Informatica Targets Hybrid Cloud Integration

Continued from page 1

Amazon Outage

“When enterprises are asked about their cloud concerns, their first concern is about security, and their second concern is about integration,” replied Soto. “We have strong solutions for integration but also security as well.”

“At no time does any customer data move through Informatica Cloud. Actually data integration takes place between the cloud environment and the on-premise system,” said Soto. “But enterprise concerns about the cloud are not just about security. Some countries for example have limits on what data can be moved to what country.”

“Whilst the outage at Amazon affected many users, you have to keep things in perspective if you consider typical companies using the cloud, the chances are that they cannot do the same level of service for that cost,” said Soto.

“Essentially the service level offered by the cloud is higher than they can provide to themselves. Also when the Amazon outage happened, you can be sure that Amazon had a team of many experts working hard on the problem. With some companies if the same happened to their on-premise solution, you could just have two people working on the problem. It is about keep things in perspective.”

Growing Cloud

And Informatica seems confident about the potential of the cloud for businesses, after witnessing strong uptake from its customer base.
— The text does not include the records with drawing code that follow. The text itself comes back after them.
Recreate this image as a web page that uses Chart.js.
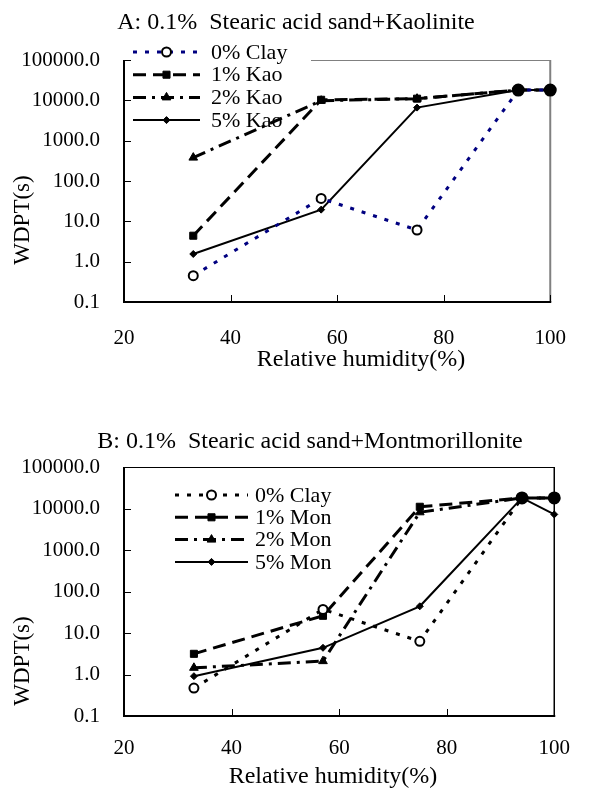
<!DOCTYPE html>
<html>
<head>
<meta charset="utf-8">
<script src="https://cdn.jsdelivr.net/npm/chart.js@4.4.1/dist/chart.umd.min.js"></script>
<style>
  html, body { margin: 0; padding: 0; background: #fff; }
  .panel { position: absolute; left: 0; width: 590px; height: 395px; }
  #panelA { top: 0; }
  #panelB { top: 395px; }
</style>
</head>
<body>
<div class="panel" id="panelA"><canvas id="chartA" width="590" height="395"></canvas></div>
<div class="panel" id="panelB"><canvas id="chartB" width="590" height="395"></canvas></div>
<script>
// ---- data ----
var humidity = [33, 57, 75, 94, 100];
var yTickValues = [0.1, 1, 10, 100, 1000, 10000, 100000];
var xTickValues = [20, 40, 60, 80, 100];

var kaoLabels = ["0% Clay", "1% Kao", "2% Kao", "5% Kao"];
var kaoClay = [0.45, 37, 6.1, 18000, 18000];
var kao1 = [4.4, 10300, 11000, 18000, 18000];
var kao2 = [380, 9800, 11000, 18000, 18000];
var kao5 = [1.55, 19.5, 6600, 18000, 18000];

var monLabels = ["0% Clay", "1% Mon", "2% Mon", "5% Mon"];
var monClay = [0.47, 37, 6.3, 18000, 18000];
var mon1 = [3.15, 26, 11000, 18000, 18000];
var mon2 = [1.45, 2.1, 8100, 18000, 18000];
var mon5 = [0.91, 4.4, 44, 18000, 7200];

(function () {
  "use strict";

  var SERIF = "'Liberation Serif', 'Times New Roman', serif";

  // line looks shared by both panels (clay colour differs per panel)
  function clayStyle(color) {
    return { borderColor: color, borderWidth: 3, borderDash: [4, 8], pointStyle: "circle",
             pointRadius: [4.5, 4.5, 4.5, 5.5, 5.5], pointBorderWidth: 2,
             pointBackgroundColor: ["#fff", "#fff", "#fff", "#000", "#000"] };
  }
  var oneStyle  = { borderWidth: 3, borderDash: [13, 7], pointStyle: "rect", pointRadius: 5 };
  var twoStyle  = { borderWidth: 3, borderDash: [13, 6, 3, 6], pointStyle: "triangle", pointRadius: 5 };
  var fiveStyle = { borderWidth: 2, borderDash: [], pointStyle: "rectRot", pointRadius: 3.5 };

  function series(label, values, style) {
    return Object.assign({
      label: label,
      data: values.map(function (v, i) { return { x: humidity[i], y: v }; }),
      borderColor: "#000",
      backgroundColor: "#000",
      pointBorderColor: "#000",
      pointBackgroundColor: "#000",
      pointBorderWidth: 1,
      tension: 0,
      fill: false,
      clip: false
    }, style);
  }

  // frame, inward tick marks, in-plot key and the free-standing texts
  var panelPlugin = {
    id: "panel",
    beforeDatasetsDraw: function (chart, args, o) {
      var ctx = chart.ctx, a = chart.chartArea;
      var xs = chart.scales.x, ys = chart.scales.y;
      ctx.save();
      ctx.setLineDash([]);
      ctx.strokeStyle = o.frameColor;
      ctx.lineWidth = 1;
      ctx.beginPath(); ctx.moveTo(a.left, a.top + 0.5); ctx.lineTo(a.right, a.top + 0.5); ctx.stroke();
      ctx.lineWidth = o.rightWidth;
      ctx.beginPath(); ctx.moveTo(a.right, a.top); ctx.lineTo(a.right, a.bottom); ctx.stroke();
      ctx.strokeStyle = "#000";
      ctx.lineWidth = 2;
      ctx.beginPath(); ctx.moveTo(a.left, a.top); ctx.lineTo(a.left, a.bottom); ctx.lineTo(a.right + 1, a.bottom); ctx.stroke();

      var L = o.legend;
      if (L.box) { ctx.fillStyle = "#fff"; ctx.fillRect(L.box[0], L.box[1], L.box[2], L.box[3]); }

      ctx.lineWidth = 1;
      ctx.beginPath();
      ys.ticks.forEach(function (t) {
        var y = Math.round(ys.getPixelForValue(t.value)) + 0.5;
        ctx.moveTo(a.left, y); ctx.lineTo(a.left + 7, y);
      });
      xs.ticks.forEach(function (t) {
        var x = Math.round(xs.getPixelForValue(t.value)) + 0.5;
        ctx.moveTo(x, a.bottom); ctx.lineTo(x, a.bottom - 7);
      });
      ctx.stroke();

      // key: dashed sample line with the marker in its middle
      ctx.font = "22px " + SERIF;
      ctx.textBaseline = "middle";
      ctx.textAlign = "left";
      chart.data.datasets.forEach(function (d, i) {
        var y = L.top + i * L.step;
        ctx.strokeStyle = d.borderColor;
        ctx.lineWidth = d.borderWidth;
        ctx.setLineDash(d.borderDash);
        ctx.beginPath(); ctx.moveTo(L.from, y); ctx.lineTo(L.to, y); ctx.stroke();
        ctx.setLineDash([]);
        var bg = Array.isArray(d.pointBackgroundColor) ? d.pointBackgroundColor[0] : d.pointBackgroundColor;
        var r = Array.isArray(d.pointRadius) ? d.pointRadius[0] : d.pointRadius;
        ctx.fillStyle = bg;
        ctx.strokeStyle = d.pointBorderColor;
        ctx.lineWidth = d.pointBorderWidth;
        Chart.helpers.drawPoint(ctx, { pointStyle: d.pointStyle, radius: r, rotation: 0,
                                       borderWidth: d.pointBorderWidth }, (L.from + L.to) / 2, y);
        ctx.fillStyle = "#000";
        ctx.fillText(d.label, L.text, y + 1);
      });
      ctx.restore();
    },
    afterDraw: function (chart, args, o) {
      var ctx = chart.ctx;
      ctx.save();
      ctx.fillStyle = "#000";
      ctx.textAlign = "center";
      ctx.textBaseline = "middle";
      ctx.font = "24px " + SERIF;
      ctx.fillText(o.title.text, o.title.x, o.title.y);
      ctx.fillText(o.xTitle.text, o.xTitle.x, o.xTitle.y);
      ctx.translate(o.yTitle.x, o.yTitle.y);
      ctx.rotate(-Math.PI / 2);
      ctx.font = "23px " + SERIF;
      ctx.fillText(o.yTitle.text, 0, 0);
      ctx.restore();
    }
  };

  function makeChart(id, datasets, cfg) {
    return new Chart(document.getElementById(id).getContext("2d"), {
      type: "line",
      data: { datasets: datasets },
      plugins: [panelPlugin],
      options: {
        responsive: false,
        devicePixelRatio: 1,
        animation: false,
        events: [],
        layout: { padding: { left: 0, right: cfg.padRight, top: cfg.padTop, bottom: 0 } },
        scales: {
          x: {
            type: "linear",
            min: 20,
            max: 100,
            afterBuildTicks: function (s) { s.ticks = xTickValues.map(function (v) { return { value: v }; }); },
            afterFit: function (s) { s.height = cfg.xAxisHeight; },
            ticks: { color: "#000", font: { family: SERIF, size: 21 }, padding: cfg.xLabelPad,
                     maxRotation: 0, autoSkip: false },
            grid: { display: false, drawTicks: false },
            border: { display: false }
          },
          y: {
            type: "logarithmic",
            min: 0.1,
            max: 100000,
            afterBuildTicks: function (s) { s.ticks = yTickValues.map(function (v) { return { value: v }; }); },
            afterFit: function (s) { s.width = 124; },
            ticks: { color: "#000", font: { family: SERIF, size: 21 }, padding: 24,
                     callback: function (v) { return Number(v).toFixed(1); } },
            grid: { display: false, drawTicks: false },
            border: { display: false }
          }
        },
        plugins: {
          legend: { display: false },
          title: { display: false },
          tooltip: { enabled: false },
          panel: cfg.panel
        }
      }
    });
  }

  function start() {
    makeChart("chartA", [
      series(kaoLabels[0], kaoClay, clayStyle("#000080")),
      series(kaoLabels[1], kao1, oneStyle),
      series(kaoLabels[2], kao2, twoStyle),
      series(kaoLabels[3], kao5, fiveStyle)
    ], {
      padTop: 60, padRight: 19, xAxisHeight: 93, xLabelPad: 24,
      panel: {
        frameColor: "#808080", rightWidth: 2,
        title: { text: "A: 0.1%  Stearic acid sand+Kaolinite", x: 296, y: 23 },
        xTitle: { text: "Relative humidity(%)", x: 361, y: 360 },
        yTitle: { text: "WDPT(s)", x: 23, y: 220 },
        legend: { from: 133, to: 200, text: 211, top: 52, step: 22.7, box: [126, 40, 185, 92] }
      }
    });

    makeChart("chartB", [
      series(monLabels[0], monClay, clayStyle("#000")),
      series(monLabels[1], mon1, oneStyle),
      series(monLabels[2], mon2, twoStyle),
      series(monLabels[3], mon5, fiveStyle)
    ], {
      padTop: 72, padRight: 23, xAxisHeight: 74, xLabelPad: 20,
      panel: {
        frameColor: "#000", rightWidth: 1.5,
        title: { text: "B: 0.1%  Stearic acid sand+Montmorillonite", x: 310, y: 47 },
        xTitle: { text: "Relative humidity(%)", x: 333, y: 382 },
        yTitle: { text: "WDPT(s)", x: 23, y: 266 },
        legend: { from: 175, to: 248, text: 255, top: 100, step: 22.3, box: null }
      }
    });
  }

  if (document.readyState === "loading") {
    document.addEventListener("DOMContentLoaded", start);
  } else { start(); }
})();
</script>
</body>
</html>
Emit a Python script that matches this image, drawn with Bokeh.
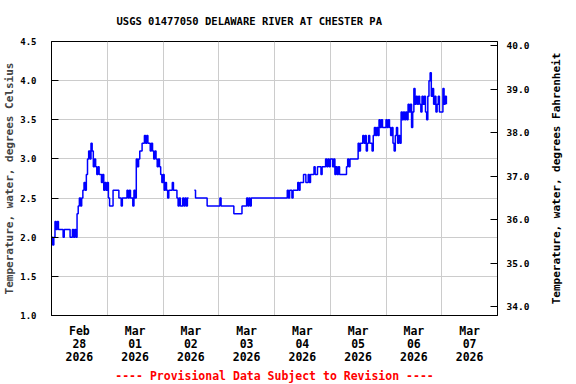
import math
import numpy as np
import pandas as pd
from bokeh.plotting import figure
from bokeh.layouts import row
from bokeh.models import Range1d, LinearAxis, FixedTicker, Label, Title, PrintfTickFormatter
from bokeh.embed import file_html
from bokeh.resources import INLINE

title_text = "USGS 01477050 DELAWARE RIVER AT CHESTER PA"
footer_text = "---- Provisional Data Subject to Revision ----"
left_label = "Temperature, water, degrees Celsius"
right_label = "Temperature, water, degrees Fahrenheit"

start_time = "2026-02-28 00:00"
sample_interval = "30min"
nan = float("nan")

# water temperature, degrees C, every 30 minutes from Feb 28 00:00
temp_c = [
    2.0, 1.9, 2.0, 2.2, 2.1, 2.2, 2.1, 2.1, 2.1, 2.1,
    2.0, 2.1, 2.1, 2.1, 2.1, 2.1, 2.0, 2.0, 2.1, 2.0,
    2.1, 2.0, 2.3, 2.4, 2.5, 2.4, 2.5, 2.6, 2.7, 2.6,
    2.8, 3.0, 3.1, 3.0, 3.2, 3.1, 2.9, 3.0, 2.9, 2.8,
    2.9, 2.8, 2.8, 2.7, 2.8, 2.6, 2.7, 2.6, 2.7, 2.5,
    2.4, 2.4, 2.4, 2.6, 2.6, 2.6, 2.6, 2.6, 2.5, 2.5,
    2.4, 2.5, 2.5, 2.5, 2.5, 2.6, 2.5, 2.6, 2.5, 2.5,
    2.4, 2.6, 2.5, 3.0, 2.9, 3.0, 3.1, 3.1, 3.2, 3.2,
    3.3, 3.2, 3.3, 3.2, 3.2, 3.1, 3.2, 3.1, 3.0, 3.1,
    3.0, 2.9, 3.0, 2.9, 2.8, 2.7, 2.8, 2.6, 2.7, 2.6,
    2.5, 2.6, 2.6, 2.6, 2.7, 2.6, 2.6, 2.6, 2.5, 2.4,
    2.5, 2.4, 2.4, 2.5, 2.4, 2.5, 2.4, 2.5, 2.5, nan,
    nan, nan, nan, 2.6, 2.5, 2.5, 2.5, 2.5, 2.5, 2.5,
    2.5, 2.5, 2.5, 2.5, 2.4, 2.4, 2.4, 2.4, 2.4, 2.4,
    2.4, 2.4, 2.4, 2.4, 2.4, 2.5, 2.4, 2.4, 2.4, 2.4,
    2.4, 2.4, 2.4, 2.4, 2.4, 2.4, 2.4, 2.3, 2.3, 2.3,
    2.3, 2.3, 2.3, 2.3, 2.4, 2.4, 2.4, 2.4, 2.5, 2.4,
    2.5, 2.4, 2.5, 2.5, 2.5, 2.5, 2.5, 2.5, 2.5, 2.5,
    2.5, 2.5, 2.5, 2.5, 2.5, 2.5, 2.5, 2.5, 2.5, 2.5,
    2.5, 2.5, 2.5, 2.5, 2.5, 2.5, 2.5, 2.5, 2.5, 2.5,
    2.5, 2.5, 2.5, 2.6, 2.5, 2.6, 2.6, 2.5, 2.6, 2.6,
    2.6, 2.6, 2.7, 2.6, 2.7, 2.7, 2.7, 2.8, 2.8, 2.7,
    2.7, 2.8, 2.7, 2.8, 2.8, 2.8, 2.9, 2.8, 2.8, 2.9,
    2.9, 2.9, 2.8, 2.9, 2.9, 2.9, 3.0, 2.9, 3.0, 2.9,
    3.0, 3.0, 2.9, 3.0, 2.8, 2.9, 2.8, 2.9, 2.8, 2.8,
    2.8, 2.8, 2.8, 2.8, 2.9, 3.0, 2.9, 3.0, 3.0, 3.0,
    3.0, 3.0, 3.0, 3.0, 3.2, 3.1, 3.2, 3.2, 3.3, 3.2,
    3.3, 3.1, 3.2, 3.3, 3.2, 3.2, 3.1, 3.3, 3.4, 3.3,
    3.4, 3.3, 3.5, 3.4, 3.5, 3.4, 3.4, 3.4, 3.5, 3.4,
    3.5, 3.4, 3.3, 3.4, 3.2, 3.1, 3.3, 3.4, 3.2, 3.3,
    3.2, 3.6, 3.5, 3.6, 3.5, 3.6, 3.5, 3.7, 3.6, 3.7,
    3.4, 3.6, 3.9, 3.7, 3.8, 3.7, 3.8, 3.7, 3.6, 3.8,
    3.7, 3.8, 3.6, 3.5, 3.8, 4.0, 4.1, 3.8, 3.9, 3.7,
    3.8, 3.6, 3.7, 3.8, 3.6, 3.6, 3.6, 3.9, 3.7, 3.8,
    3.7,
]

c_ticks = [1.0, 1.5, 2.0, 2.5, 3.0, 3.5, 4.0, 4.5]
f_ticks = [34.0, 35.0, 36.0, 37.0, 38.0, 39.0, 40.0]
day_labels = ["Feb\n28\n2026", "Mar\n01\n2026", "Mar\n02\n2026", "Mar\n03\n2026",
              "Mar\n04\n2026", "Mar\n05\n2026", "Mar\n06\n2026", "Mar\n07\n2026"]
n_days = 8

t0 = pd.Timestamp(start_time)
times = pd.date_range(t0, periods=len(temp_c), freq=sample_interval)
hours = ((times - t0) / pd.Timedelta(hours=1)).to_numpy()
vals = np.array(temp_c, dtype=float)

c_lo, c_hi = c_ticks[0], c_ticks[-1]
f_lo, f_hi = c_lo * 9 / 5 + 32, c_hi * 9 / 5 + 32

MONO = "DejaVu Sans Mono"
TOP, BOTTOM, LEFT, RIGHT = 41, 69, 43, 42
FW, FH = 446, 274
H = TOP + FH + BOTTOM
SIDE_W = 29

p = figure(frame_width=FW, frame_height=FH, output_backend="svg", toolbar_location=None,
           x_range=Range1d(0, n_days * 24), y_range=Range1d(c_lo, c_hi),
           min_border_left=LEFT, min_border_right=RIGHT, min_border_top=TOP,
           min_border_bottom=BOTTOM,
           background_fill_color="white", border_fill_color="white")
p.outline_line_color = "black"
p.outline_line_width = 1

# data segments (break at missing values)
ok = ~np.isnan(vals)
i = 0
n = len(vals)
while i < n:
    if not ok[i]:
        i += 1
        continue
    j = i
    while j < n and ok[j]:
        j += 1
    p.step(hours[i:j], vals[i:j], mode="after", line_color="#0000ff", line_width=1.5)
    i = j

# x axis: labels at noon, grid at midnight
noons = [24 * d + 12 for d in range(n_days)]
xa = p.xaxis[0]
xa.ticker = FixedTicker(ticks=noons)
xa.major_label_overrides = {t: lab for t, lab in zip(noons, day_labels)}
xa.major_tick_in = 0
xa.major_tick_out = 0
xa.minor_tick_line_color = None
xa.axis_line_color = "black"
xa.major_label_standoff = 8
xa.major_label_text_font = MONO
xa.major_label_text_font_style = "bold"
xa.major_label_text_font_size = "11.5px"
xa.major_label_text_line_height = 0.93
xa.major_label_text_color = "black"
p.xgrid.ticker = FixedTicker(ticks=[24 * d for d in range(1, n_days)])
p.xgrid.grid_line_color = "#cccccc"

# left axis (Celsius)
ya = p.yaxis[0]
ya.ticker = FixedTicker(ticks=c_ticks)
ya.formatter = PrintfTickFormatter(format="%.1f")
ya.major_tick_in = 7
ya.major_tick_out = 0
ya.minor_tick_line_color = None
ya.axis_line_color = "black"
ya.major_label_standoff = 15
ya.major_label_text_font = MONO
ya.major_label_text_font_style = "bold"
ya.major_label_text_font_size = "9px"
ya.major_label_text_color = "black"
ya.axis_label = left_label
ya.axis_label_text_font = MONO
ya.axis_label_text_font_style = "bold"
ya.axis_label_text_font_size = "11px"
ya.axis_label_standoff = 1
p.ygrid.ticker = FixedTicker(ticks=c_ticks)
p.ygrid.grid_line_color = "#cccccc"

# right axis (Fahrenheit)
p.extra_y_ranges = {"F": Range1d(f_lo, f_hi)}
ra = LinearAxis(y_range_name="F", ticker=FixedTicker(ticks=f_ticks),
                formatter=PrintfTickFormatter(format="%.1f"))
ra.major_tick_in = 7
ra.major_tick_out = 0
ra.minor_tick_line_color = None
ra.axis_line_color = "black"
ra.major_label_standoff = 9
ra.major_label_text_font = MONO
ra.major_label_text_font_style = "bold"
ra.major_label_text_font_size = "9.5px"
ra.major_label_text_color = "black"
p.add_layout(ra, "right")

# title and footer
p.add_layout(Title(text=title_text, align="left", offset=65, text_font=MONO,
                   text_font_style="bold", text_font_size="10.5px", text_color="black",
                   vertical_align="top", standoff=26), "above")
p.add_layout(Title(text=footer_text, align="center", text_font=MONO,
                   text_font_style="bold", text_font_size="11.5px", text_color="#ff0000",
                   standoff=0), "below")

# narrow side strip for the Fahrenheit axis title, reading bottom to top
side = figure(width=SIDE_W, height=H, output_backend="svg", toolbar_location=None,
              x_axis_location=None, y_axis_location=None, min_border=0,
              x_range=Range1d(0, SIDE_W), y_range=Range1d(0, H),
              background_fill_color="white", border_fill_color="white")
side.outline_line_color = None
side.grid.visible = False
side.add_layout(Label(x=17, y=FH / 2, x_units="screen", y_units="screen",
                      text=right_label, angle=math.pi / 2, text_align="center",
                      text_baseline="middle", text_font=MONO, text_font_style="bold",
                      text_font_size="11px", text_color="black"))

layout = row(p, side, spacing=0)
open("out.html", "w").write(file_html(layout, INLINE))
“We are delighted about the growth in Informatica’s cloud service,” said Soto. “We were delighted for example to discover that the growth rate of Twitter last year, and the growth rate of the Informatica Cloud, grew at the same rate.”

“With the Informatica cloud we are processing over 60,000 jobs every day using our cloud service. On a monthly basis we are processing 14 billion rows of information, for example when Oracle customers update to their Salesforce.com system etc.”

“Companies are doing true integration jobs using our cloud services. With the early adoption of the Cloud now shifting to larger companies, they have different requirements as opposed to SMBs, for example an expectation around who should be allowed to use the service, i.e. what department can use a certain part of the Cloud service,” said Soto.

“We have introduced two factor authentication, and we have added fine grained access controls, so that the sales department for example can only access Salesforce.com, but the finance department can access the finance system,” said Soto. “We have also added APIs that allows a company to call Informatica’s cloud service and get it to respond to an organisation’s action, such as a sales order. If a customer updates an order from one device to two, you would like that information propagated to the back-end system, and these APIs can do this on-schedule, or programatically (i.e. when this event occurs, synchronising it back to the data kept in the CRM system).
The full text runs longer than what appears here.